March 21, 2023, by aczjb1

Entrepreneurship for Social Change

A new addition to our teaching portfolio was launched in the autumn semester 2022-23: Entrepreneurship for Social Change. The module sought to equip students with the knowledge and skills to be able to deliver social change through entrepreneurial endeavours. The module delivery centred around a newly curated, innovative portfolio that guided the students through different tasks to create a social enterprise. Week by week participants built up their social venture ideas by working in a group on tasks such as writing purpose, vision and mission statements, to identifying a funder and outlining key costs areas, to completing a full Social Business Model Canvas.

Dr Isobel O’Neil, the module convenor and driving force behind the project explained: “This portfolio is the cornerstone of the module’s innovative framework for teaching Entrepreneurship for Social Change. The framework is theoretically and conceptually underpinned and after being first introduced to the concepts and talked through the task’s requirements, students are drawn into immediate practice each week in their groups.”

Dr Isobel O’Neil leads the Entrepreneurship for Social Change seminar. Photography by Alex Wilkinson Media

Eight groups took part this year and while they had relatively free reign to decide on a venture idea, they each benefited from devoted time with an external mentor in week 3 – including Brendan Street from Nuffield Health, Isabelle Chatel de Brancion from Geovation/Ordnance Survey and Shoana Khan from Nottingham-based Himmah. The groups ended up working on ideas as diverse as student mental health provision, supported living for domestic abuse survivors, access to work for those with disabilities, and discrimination against BME women in the workplace.

Annabel Mair, a third year Business School student explained her groups venture idea: “My group are working on a project that tackles social inequalities within university and through setting up a social enterprise that redistributes preloved work clothes to students from low socioeconomic backgrounds helping them feel confident when applying for jobs and placements. The module has been fantastic helping the team stick to our mission and offering support and ideas to drive our project plan forward ready for implementation.”
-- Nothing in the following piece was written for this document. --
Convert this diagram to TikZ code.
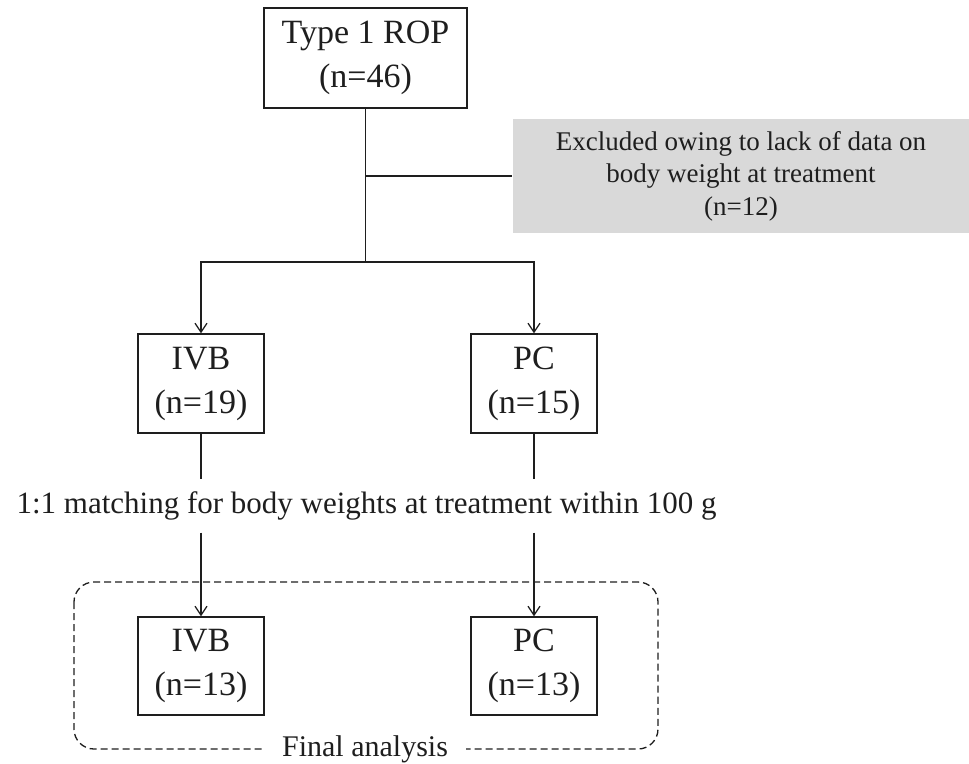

Students working on the Entrepreneurship for Social Change module. Photography by Alex Wilkinson Media

Excitingly, Annabel and her group’s involvement with Enactus this pre-loved clothes project has now become a formally recognised project within Enactus and all involved are very excited to see where it will go.

One of the Ingenuity lab’s members was also a participant in the module – Tom Tweddle commented: “The Entrepreneurship and social change module takes you through several key stages of a social venture. Balancing both the dual perspectives of entrepreneurship and social impact, it looks to not only educate through theory but execute through practice, helping to excel knowledge and provide skills to take into the real working world.”

“This module not only showed me some great ways to innovate, ideate and implement models and frameworks which actually generate results and impact, but also helped me to learn the importance of working with others. Getting the chance to speak to experts from organisations such as Nuffield Health, and actually implement learnt theory is the direction Universities and Entrepreneurship should be moving, and this module is key to that.”

Students working on the Entrepreneurship for Social Change module. Photography by Alex Wilkinson Media

Thanks to the funding from Enterprise Educators, the module team are continuing to evaluate the pilot year, and have engaged student voice through pre- and post-module interviews and a survey, as well as holding student voice conversations specifically about how some of participants experienced the individual tasks and the overall flow of the portfolio.

Dr David Achtzehn, the department’s teaching director shares “modules such as this encapsulate HGI’s approach to teaching and learning; nurturing entrepreneurial mindsets through experience lies at the heart of our pedagogy. We strive to enable creativity and foster opportunities for social impact, and our collegial team are not afraid to innovate to provide excellent student experience.”